Some years ago a young child was sent to the house of a tradesman residing in Church-Street, with a request that he would bring it up and the promise of a certain annual sum for its support.  This sum was regularly paid, and the child grew up under the care of his adopted parents, without the smallest knowledge of his own.  When of a competent age, he learned the trade of a bricklayer from his adopted father, and worked at it for his support.  In this state of indigent obscurity, he was returning home one night from his daily occupation, when he was accosted in Dame Street, by an unfortunate female as desolate as himself.  Being a young man of moral principles, he was shocked at the address, and being of a serious turn of mind he exhorted her on her mode of life.  The unfortunate female told a story of desertion and distress somewhat similar to his own, and excited his sympathy to such a degree that he invited her to his poor dwelling, till he could provide her temporary accommodation elsewhere.  Having related the circumstances to some companions as well disposed as himself, a small sum was raised from their daily labour, and a humble asylum was established, of which this poor sincere penitent became the first inmate.  In some time after, a letter was received from abroad by a merchantile house of great eminence, inquiring anxiously for the boy.  His name was now ascertained to be Dillon, and his family of much opulence and respectability.  He subsequently became a merchant of high repute, and in prosperity supported that estimable moral character which he so strikingly evinced in adversity.  He at present resides in Monte Video, in South America; meanwhile his asylum continues to prosper.  It is now established in Bow Street, and receives into its bosom 30 repentant sinners.

‘A view of Montevideo,’ by William Marlow, via Reprodart.com

The hero of the above story, John Dillon, subsequently moved from Montevideo to Buenos Aires, where he became a famous man of business, founding Argentina’s first brewery. His descendants were notable in the history of 19th century Argentina with one son, Juan Dillon, becoming a justice of the peace.

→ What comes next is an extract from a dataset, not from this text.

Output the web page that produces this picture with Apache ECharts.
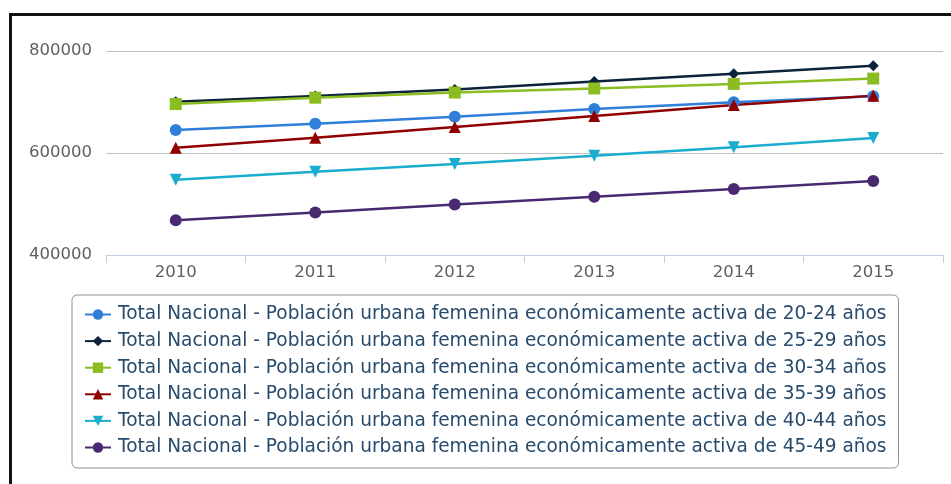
<!DOCTYPE html>
<html>
<head>
<meta charset="utf-8">
<script src="https://cdn.jsdelivr.net/npm/echarts@6/dist/echarts.min.js"></script>
<style>
    html, body { margin: 0; padding: 0; background: #fff; }
    #chart { position: absolute; left: 0; top: 0; width: 951px; height: 484px; }
    #frame { position: absolute; left: 9px; top: 13px; width: 960px; height: 490px;
             border-top: 3px solid #111; border-left: 3px solid #111; pointer-events: none; }
</style>
</head>
<body>
<div id="chart"></div>
<div id="frame"></div>
<script>
    const years = ["2010", "2011", "2012", "2013", "2014", "2015"];
    const prefix = "Total Nacional - Población urbana femenina económicamente activa de ";

    const age20_24 = [645000, 657500, 671000, 686500, 699500, 711500];
    const age25_29 = [700500, 712000, 724500, 740000, 755500, 771000];
    const age30_34 = [696000, 708500, 718500, 726500, 735500, 746000];
    const age35_39 = [610500, 630000, 651000, 672500, 694000, 712500];
    const age40_44 = [547500, 563000, 578500, 594500, 611500, 629500];
    const age45_49 = [468000, 483500, 499000, 514000, 529500, 545000];

    const chart = echarts.init(document.getElementById("chart"));

    function serie(name, data, color, symbol, size, rotate) {
        return {
            name: prefix + name,
            type: "line",
            data: data,
            symbol: symbol,
            symbolSize: size,
            symbolRotate: rotate || 0,
            lineStyle: { color: color, width: 2.5 },
            itemStyle: { color: color },
            animation: false
        };
    }

    chart.setOption({
        backgroundColor: "#fff",
        textStyle: { fontFamily: "DejaVu Sans" },
        grid: { left: 106, right: 8, top: 51, bottom: 229 },
        legend: {
            orient: "vertical",
            left: 72,
            top: 295,
            padding: [10, 12, 11, 12],
            itemGap: 7.6,
            itemWidth: 26,
            itemHeight: 13,
            borderColor: "#909090",
            borderWidth: 1,
            borderRadius: 5,
            textStyle: { color: "#274b6d", fontSize: 18.55, padding: [0, 0, 0, 2] }
        },
        xAxis: {
            type: "category",
            data: years,
            boundaryGap: true,
            axisLine: { lineStyle: { color: "#c0d0e0", width: 1 } },
            axisTick: { show: true, length: 8, lineStyle: { color: "#c0d0e0" } },
            axisLabel: { color: "#606060", fontSize: 16.5, margin: 9 }
        },
        yAxis: {
            type: "value",
            min: 400000,
            max: 800000,
            interval: 200000,
            axisLine: { show: false },
            axisTick: { show: false },
            axisLabel: { color: "#606060", fontSize: 16.5, margin: 14, formatter: v => String(v) },
            splitLine: { lineStyle: { color: "#c0c0c0", width: 1 } }
        },
        series: [
            serie("20-24 años", age20_24, "#2f7ed8", "circle", 12),
            serie("25-29 años", age25_29, "#0d233a", "diamond", 11),
            serie("30-34 años", age30_34, "#8bbc21", "rect", 12),
            serie("35-39 años", age35_39, "#910000", "triangle", 12),
            serie("40-44 años", age40_44, "#1aadce", "triangle", 12, 180),
            serie("45-49 años", age45_49, "#492970", "circle", 12)
        ]
    });

    window.addEventListener("resize", () => chart.resize());
</script>
</body>
</html>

Juan Dillon, son of John Dillon, founder of the Bow Street Penitent Asylum, via Wikipedia

As can be seen from the story at the start of this post, Dublin residents were very proud of the asylum founded by Dillon, and, for the first few decades of the 19th century, until it was taken over by the Catholic Church, they contributed generously to it. The asylum operated at 13 Bow Street, on the site of what is now Bow Street Courthouse. The events of the story appear to date from the last decade or so of the 18th century, when the Four Courts itself was still under construction – indeed, it is not improbable that Dillon, as a bricklayer, may have assisted with its construction.

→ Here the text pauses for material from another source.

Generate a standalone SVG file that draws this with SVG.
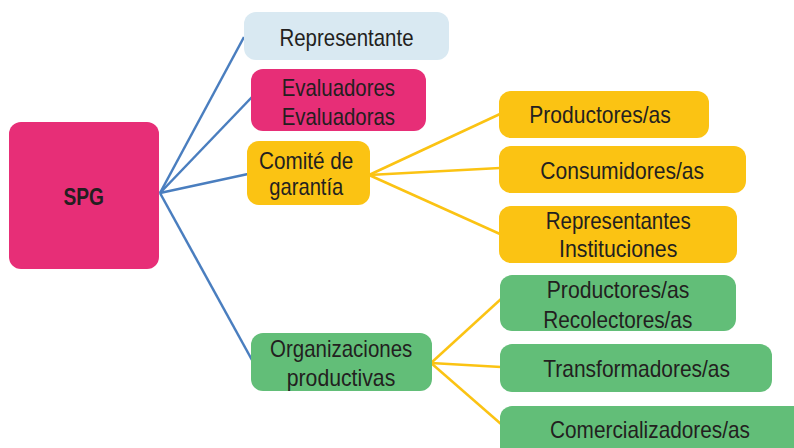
<svg xmlns="http://www.w3.org/2000/svg" width="794" height="448" viewBox="0 0 794 448">
<style>
.t{font-family:"Liberation Sans",Arial,sans-serif;font-size:24px;fill:#231F20}
.b{font-weight:bold}
.blue{stroke:#4A7EBF;stroke-width:2.5;fill:none}
.yel{stroke:#FBC313;stroke-width:2.5;fill:none}
.mag{fill:#E72E77}
.lb{fill:#D9E9F2}
.ye{fill:#FBC313}
.gr{fill:#62BE78}
</style>
<rect width="794" height="448" fill="#FFFFFF"/>
<g id="connectors">
<line class="blue" x1="160" y1="193" x2="244" y2="37"/>
<line class="blue" x1="160" y1="193" x2="252" y2="97"/>
<line class="blue" x1="160" y1="193" x2="248" y2="174"/>
<line class="blue" x1="160" y1="193" x2="252" y2="360"/>
<line class="yel" x1="369" y1="175" x2="500" y2="114"/>
<line class="yel" x1="369" y1="175" x2="500" y2="168"/>
<line class="yel" x1="369" y1="175" x2="500" y2="234"/>
<line class="yel" x1="431" y1="363" x2="501" y2="299"/>
<line class="yel" x1="431" y1="363" x2="501" y2="367"/>
<line class="yel" x1="431" y1="363" x2="501" y2="424"/>
</g>
<g id="spg">
<rect class="mag" x="9" y="122" width="150" height="147" rx="12"/>
<text class="t b" x="63.5" y="204.5" textLength="40.5" lengthAdjust="spacingAndGlyphs">SPG</text>
</g>
<g id="representante">
<rect class="lb" x="244" y="12" width="205" height="48" rx="12"/>
<text class="t" x="279.5" y="46" textLength="134" lengthAdjust="spacingAndGlyphs">Representante</text>
</g>
<g id="evaluadores">
<rect class="mag" x="251" y="69" width="175" height="62" rx="12"/>
<text class="t" x="281.7" y="96" textLength="113.3" lengthAdjust="spacingAndGlyphs">Evaluadores</text>
<text class="t" x="281.7" y="125" textLength="113.3" lengthAdjust="spacingAndGlyphs">Evaluadoras</text>
</g>
<g id="comite">
<rect class="ye" x="247" y="141" width="123" height="64" rx="12"/>
<text class="t" x="259" y="169.3" textLength="94.3" lengthAdjust="spacingAndGlyphs">Comité de</text>
<text class="t" x="269.3" y="195" textLength="74" lengthAdjust="spacingAndGlyphs">garantía</text>
</g>
<g id="productores1">
<rect class="ye" x="499" y="91" width="210" height="47" rx="12"/>
<text class="t" x="529.3" y="123.3" textLength="141.4" lengthAdjust="spacingAndGlyphs">Productores/as</text>
</g>
<g id="consumidores">
<rect class="ye" x="499" y="146" width="247" height="47" rx="12"/>
<text class="t" x="540.3" y="179.3" textLength="163.7" lengthAdjust="spacingAndGlyphs">Consumidores/as</text>
</g>
<g id="representantes">
<rect class="ye" x="499" y="206" width="238" height="57" rx="12"/>
<text class="t" x="545.7" y="229.3" textLength="145" lengthAdjust="spacingAndGlyphs">Representantes</text>
<text class="t" x="559" y="256.7" textLength="118.3" lengthAdjust="spacingAndGlyphs">Instituciones</text>
</g>
<g id="organizaciones">
<rect class="gr" x="251" y="333" width="181" height="58" rx="12"/>
<text class="t" x="270" y="356.7" textLength="142.3" lengthAdjust="spacingAndGlyphs">Organizaciones</text>
<text class="t" x="286.7" y="386" textLength="108.6" lengthAdjust="spacingAndGlyphs">productivas</text>
</g>
<g id="productores2">
<rect class="gr" x="500" y="275" width="236" height="56" rx="12"/>
<text class="t" x="546.7" y="298.3" textLength="142.6" lengthAdjust="spacingAndGlyphs">Productores/as</text>
<text class="t" x="543.3" y="327.7" textLength="149" lengthAdjust="spacingAndGlyphs">Recolectores/as</text>
</g>
<g id="transformadores">
<rect class="gr" x="500" y="344" width="272" height="48" rx="12"/>
<text class="t" x="543.3" y="377.3" textLength="186.7" lengthAdjust="spacingAndGlyphs">Transformadores/as</text>
</g>
<g id="comercializadores">
<rect class="gr" x="500" y="406" width="306" height="60" rx="12"/>
<text class="t" x="550" y="438.3" textLength="200" lengthAdjust="spacingAndGlyphs">Comercializadores/as</text>
</g>
</svg>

Relevant locations as marked on Rocque’s Survey of the City of Dublin, with additions and improvements by Bernard Scale, via Bibliothèque Nationale de France.

One mystery remains – how was it that the infant Dillon came to be sent to Church Street in the first place? Was he, as he initially thought, the child of a non-marital relationship? Or was his family in Spain anxious for some other reason that he be brought up in Dublin? Perhaps some of his descendants in South America might know?

A true Cinderella story!

Eight Days in a Lifeboat for Author of Indispensable Irish Criminal Law Text Torpedoed off Africa, 1941

Image via the Times

From the Irish Examiner, 3 November 1941:

After eight days in a lifeboat, following the torpedoing off the West African coast of a Dutch ship in which he was travelling, Mr Robert Lindsay Sandes, a Dublin barrister who has been practising in South Africa for a number of years, was picked up and taken to Konakri, capital of French Guinea. He has now been handed over to officials of British Gambia, says the Associated Press. Mr Sandes, who was formerly well-know in Dublin legal circles, is a barrister-at-law of King’s Inns, Dublin, and Gray’s Inn, London. He was an advocate in the Supreme Court in South Africa. He is the author of the legal work entitled: Criminal Procedure and Evidence,’ which reached a second edition.”

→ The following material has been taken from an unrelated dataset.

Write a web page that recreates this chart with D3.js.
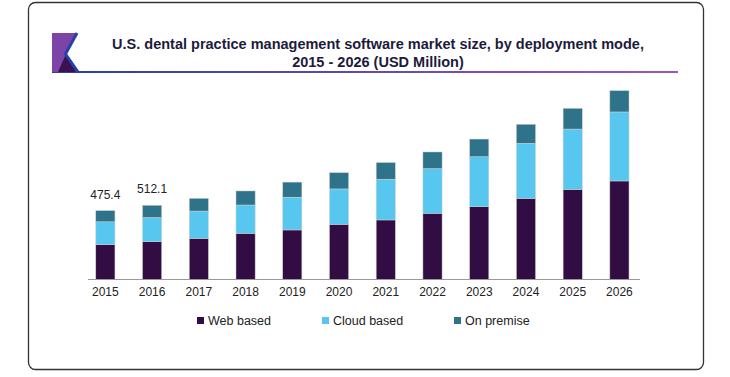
<!DOCTYPE html>
<html>
<head>
<meta charset="utf-8">
<script src="https://cdn.jsdelivr.net/npm/d3@7"></script>
<style>
  html, body { margin: 0; padding: 0; background: #fff; }
  svg { display: block; font-family: "Liberation Sans", Arial, sans-serif; }
</style>
</head>
<body>
<svg id="chart" width="730" height="377"></svg>
<script>
const years = ["2015","2016","2017","2018","2019","2020","2021","2022","2023","2024","2025","2026"];
const webBased   = [241, 262, 284, 319, 342, 381, 411, 457, 502, 560, 622, 680];
const cloudBased = [157, 165.5, 188, 195, 226, 244, 281, 308, 345, 380, 416, 476];
const onPremise  = [77.4, 84.6, 88, 97, 104, 112, 115, 115, 122, 131, 143, 147];
const seriesNames = ["Web based", "Cloud based", "On premise"];
const seriesColors = ["#320d44", "#57c7ef", "#2e7389"];
const totalLabels = [{year: "2015", text: "475.4"}, {year: "2016", text: "512.1"}];

const svg = d3.select("#chart");

// Frame
svg.append("rect").attr("x", 28.5).attr("y", 2.5).attr("width", 675).attr("height", 367)
  .attr("rx", 7).attr("fill", "#fff").attr("stroke", "#333").attr("stroke-width", 1.3);

// Header decoration
const grad = svg.append("defs").append("linearGradient").attr("id", "ul")
  .attr("x1", "0%").attr("x2", "100%");
grad.append("stop").attr("offset", "0%").attr("stop-color", "#2b3f9e");
grad.append("stop").attr("offset", "100%").attr("stop-color", "#9b55bd");
svg.append("rect").attr("x", 52).attr("y", 71).attr("width", 626).attr("height", 2).attr("fill", "url(#ul)");

// Logo
svg.append("polygon").attr("points", "52,33 76,33 66,54 78,72 52,72").attr("fill", "#7b44a6");
svg.append("polygon").attr("points", "58,72 66,54 76,72").attr("fill", "#3a1252");
svg.append("polyline").attr("points", "77,33 65.5,54 78,72").attr("fill", "none")
  .attr("stroke", "#2741a8").attr("stroke-width", 3);

// Title
const title = svg.append("text").attr("text-anchor", "middle").attr("fill", "#1d1b3b")
  .style("font-weight", "bold").style("font-size", "14.5px");
title.append("tspan").attr("x", 378).attr("y", 49).text("U.S. dental practice management software market size, by deployment mode,");
title.append("tspan").attr("x", 378).attr("y", 67).text("2015 - 2026 (USD Million)");

// Scales
const x = d3.scaleBand().domain(years).range([82, 642.8]).paddingInner(0.59).paddingOuter(0.295);
const y = d3.scaleLinear().domain([0, 1380]).range([279.5, 79.5]);

const table = years.map((yr, i) => ({year: yr, web: webBased[i], cloud: cloudBased[i], prem: onPremise[i]}));
const stack = d3.stack().keys(["web", "cloud", "prem"])(table);

svg.append("g").selectAll("g").data(stack).join("g")
  .attr("fill", (d, i) => seriesColors[i])
  .selectAll("rect").data(d => d).join("rect")
  .attr("x", d => x(d.data.year))
  .attr("y", d => y(d[1]))
  .attr("width", x.bandwidth())
  .attr("height", d => y(d[0]) - y(d[1]))
  .attr("stroke", "#d0d0d0").attr("stroke-width", 0.5);

// Axis
const axis = svg.append("g").attr("transform", "translate(0,279.5)")
  .call(d3.axisBottom(x).tickSize(0).tickPadding(8));
axis.select(".domain").attr("stroke", "#999").attr("d", "M88,0H640");
axis.selectAll("text").attr("fill", "#222").style("font-size", "12px")
  .style("font-family", "'Liberation Sans', Arial, sans-serif");

// Total labels
const totals = years.map((yr, i) => webBased[i] + cloudBased[i] + onPremise[i]);
svg.append("g").selectAll("text").data(totalLabels).join("text")
  .attr("x", d => x(d.year) + x.bandwidth() / 2)
  .attr("y", d => y(totals[years.indexOf(d.year)]) - 12)
  .attr("text-anchor", "middle").attr("fill", "#222").style("font-size", "12px")
  .text(d => d.text);

// Legend
const legendX = [197, 322, 454];
const lg = svg.append("g").selectAll("g").data(seriesNames).join("g")
  .attr("transform", (d, i) => `translate(${legendX[i]},317)`);
lg.append("rect").attr("width", 7).attr("height", 7).attr("fill", (d, i) => seriesColors[i]);
lg.append("text").attr("x", 11).attr("y", 7.5).attr("fill", "#222").style("font-size", "12.5px").text(d => d);
</script>
</body>
</html>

Robert Lindsay Sandes BL had previously come to prominence in June 1926 when he acted as a Deputy District Court Judge in Donegal while the local District Court Judge was on holiday. This promotion to locum tenens initially caused some perplexity, not just because the appointment itself was unusual, but because of the appointee’s presumed lack of association with the new regime. Pondering the point, the Derry Journal whimsically remarked regarding Sandes that

“He may, of course, have done a bit in the ‘Tan’ war, though his name has not exactly a mise le meas flavour about it. But perhaps Mr Sandes is a very modest man who figured in many an ambush up the country… perhaps he was even in the GPO in Easter Week, but has been too bashful to tell the world… for whereas only a few handful of men where thought to be associated with the fight in the GPO in 1916, vast numbers have now manfully come forward and admitted their connection with that exploit… Owing to the smoke and flames that enveloped the burning building it is quite obvious that a great many of them could not have been seen…”

Sandes did not remain long in Donegal, departing on Judge Walsh’s return, but the following review of the first edition of his Criminal Procedure textbook from the same newspaper of August 1930 is testimony to his popularity during his brief time there.

It is said that ‘somewhere in Ireland there is a a justice of the District Court of Saorstát Eireann who is kept right in matters of law by his motor driver; and to the list of queries, which this useful functionary is wont to put to his perplexed master, when they are packing the bag on a court morning, the driver now always takes care to add the very important one – ‘have you Sandes with you all right? ‘ The reference is to a very handsome and comprehensive book entitled Criminal Practice, Procedure and Evidence in the Irish Free State, written by the facile pen of Robert Lindsay Sandes, well know to Donegal people as a very capable and broadminded and sympathetic Deputy Justice of the District Court. This wise and learned chauffeur, drawing on his long and varied experience of ‘coorts’ is evidently of opinion that it is not safe to allow any Justice to mount the Bench without having Mr Sandes most useful book at his hand. I am inclined to agree with him – except that I would go further and like to see it in the hands of every District Court Clerk, every Garda officer, and every sergeant or other Garda who really wants to learn his job and to secure his advancement. Above all, I would like to see the volume in the office of every solicitor, who has ever to appear at a District Court or to handle a criminal case before any of our tribunals.”

We find Robert Lindsay Sandes back in Ireland again in August 1950 as a witness at a bigamy trial in Ennis Circuit Court, giving expert evidence regarding the validity of an English marriage. The marriage may have been English, but the accused’s defence was uniquely Irish – he claimed to have separated from his first wife after being visited by the ghost of her deceased father.

Sandes himself married late in life in 1940, decades after his call to the Bar, to an Irish rector’s daughter. It is not reported whether or not she was with him during his Atlantic adventure. A third edition of his text came out in 1951, which continues to be referenced in a number of recent textbooks as well as in the report of the Morris Tribunal. Whoever would have guessed at its author’s wartime experience!